Certification 3 failures
Certification 3 failures are sometimes reported at the same time as Cert 1.2 failures, it’s described as:
3. Windows Store apps behave predictably
Al this really comes down to is that you cannot reduce functionality or remove features, you can enhance but NOT remove. Again this is so subjective because if you transform a feature it could to one person mean you are removing the old and replacing it.
Hopefully you shouldn’t get this unless you app becomes unresponsive with slow connections or no internet (or on slower machines), in my experience Cert 3’s mask a real 1.2 failure.
My Advice, Just keep building up and if you do change a feature, put something in the tester notes to justify the change (since we don’t have a technical notes section really)
Certification 4 failures
Certification 4 is arguably one of the most contrived and confusing policies in the list, it’s described as:
4. Windows Store apps put the customer in control
It’s really a plague of the litany culture we are in and Microsoft are just protecting themselves for apps they are hosting for users.
- In your Settings Charm
- On your start page
- In any about or info pages
Improvements and communication
What I would like to see improve (hopefully before launch, but better yesterday) would be the following:
- Better policy documentation and examples of what is allowed and what isn’t, it is just to Vague at the moment.
- Give the testers more bandwidth to feedback more in the failure reports, get more detail in, don’t be vague
- An escalation process, you should be able to escalate your submission if it has failed more than twice, there are engineers across the globe in the app excellence labs, you should be able to request help to pass certification.
- Learn from a working marketplace namely the phone marketplace, there are a lot of things done right and have been working for a couple of year now, talk to each other guys!
As it stands the web portal used for the Windows Store is far superior in most aspects to the old Phone marketplace but more work is needed to make it work better.
Collaborate, don’t point fingers
We are still in an evolving platform (at the time of writing) and things definitely need to improve but don’t just name and shame. If you have criticisms then back them up with effective and real alternatives or ways to improve.
A lot of the comments I’ve seen are just calling for blood, yes we might be getting frustrated (more that was even experienced in the Phone launch) but we have to work together as developers and even consumers of this new platform.
Reach out to your Champs / Evangelists or contacts and work to make things better, not everything that is wrong with the Store at present is the NOT testers fault!.
Keep this in mind when you are flaming your certification failures!
I’m still optimistic about the future of the Windows Store, we will certainly see more things learned from both the Phone Marketplace and Windows Store start to change (not necessarily all for the better!) there is even an indication that the two stores will merge (unconfirmed).
I’d like to see more constructive criticism going forward, things have been fairly closed of late but as past experience has shown MS are reactive to comments overall.
Just to finish off, here are my top tips before you submit to the marketplace:
- Test your app in ALL resolutions, use the simulator to do this as Blend isn’t always accurate
- Test your App in Snapped / Docked and Full view, you have to support them all!
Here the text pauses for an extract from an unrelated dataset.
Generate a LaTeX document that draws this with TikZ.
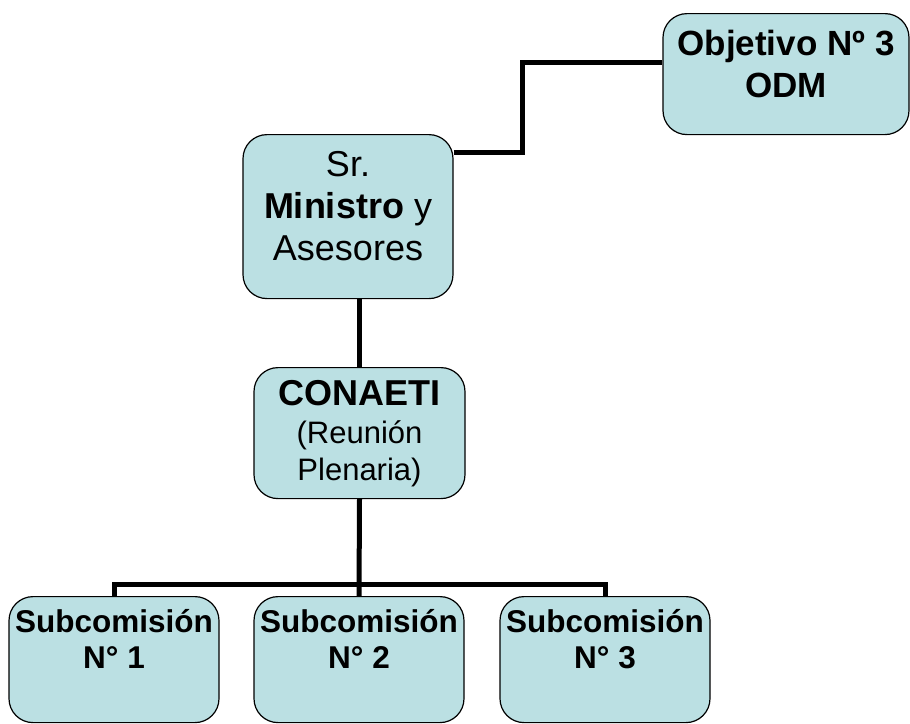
\documentclass[tikz,border=0pt]{standalone}
\usepackage{fontspec}
\setmainfont{Liberation Sans}
\definecolor{boxfill}{RGB}{187,224,227}

\begin{document}
\begin{tikzpicture}[x=1pt,y=-1pt,
    box/.style={draw=black,line width=1.2pt,fill=boxfill,rounded corners=24pt,
        align=center,inner xsep=0pt,inner ysep=0pt,anchor=north,minimum width=210pt},
    link/.style={line width=5pt}]
    \useasboundingbox (0,0) rectangle (910,723);
    % boxes
    \node[box,minimum width=246pt,text height=84pt,text depth=37pt,font=\fontsize{35}{42}\selectfont\bfseries] (obj) at (786,13) {Objetivo Nº 3\\ODM};
    \node[box,text height=126pt,text depth=38pt,font=\fontsize{36}{42}\selectfont] (min) at (348,134) {Sr.\\\textbf{Ministro} y\\Asesores};
    \node[box,minimum width=211pt,text height=113pt,text depth=18pt,font=\fontsize{31}{37.5}\selectfont] (con) at (359.5,367) {{\fontsize{36}{37.5}\selectfont\bfseries CONAETI}\\(Reunión\\Plenaria)};
    \node[box,text height=72pt,text depth=54pt,font=\fontsize{31.5}{36}\selectfont\bfseries] (sub1) at (114,596) {Subcomisión\\N° 1};
    \node[box,text height=72pt,text depth=54pt,font=\fontsize{31.5}{36}\selectfont\bfseries] (sub2) at (359,596) {Subcomisión\\N° 2};
    \node[box,text height=72pt,text depth=54pt,font=\fontsize{31.5}{36}\selectfont\bfseries] (sub3) at (605,596) {Subcomisión\\N° 3};
    % lines
    \draw[link] ([yshift=-18pt]min.north east) -| ([xshift=-140pt,yshift=11.5pt]obj.west) -- ([yshift=11.5pt]obj.west);
    \draw[link] (con.north) -- (con.north |- min.south);
    \draw[link] (con.south) -- (sub2.north);
    \draw[link] (sub1.north) -- ++(0,-12) -| (sub3.north);
\end{tikzpicture}
\end{document}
- Check if you support landscape and / or portrait and test again in all resolutions for both, note changing the settings in the AppX manifest does not affect the simulator! but it will on the store
- WACK your project LOTS and on multiple devices if you have them INCLUDING THE SIMULATOR
- If you are using Ads then be careful where you place them
- Find out who your Windows Champs / Evangelists are, just in case you need them. My experience has always shown them to be very helpful (or know someone who is)
- Build great apps but be sure to TEST in BOTH limited and no internet connectivity and have you app act accordingly!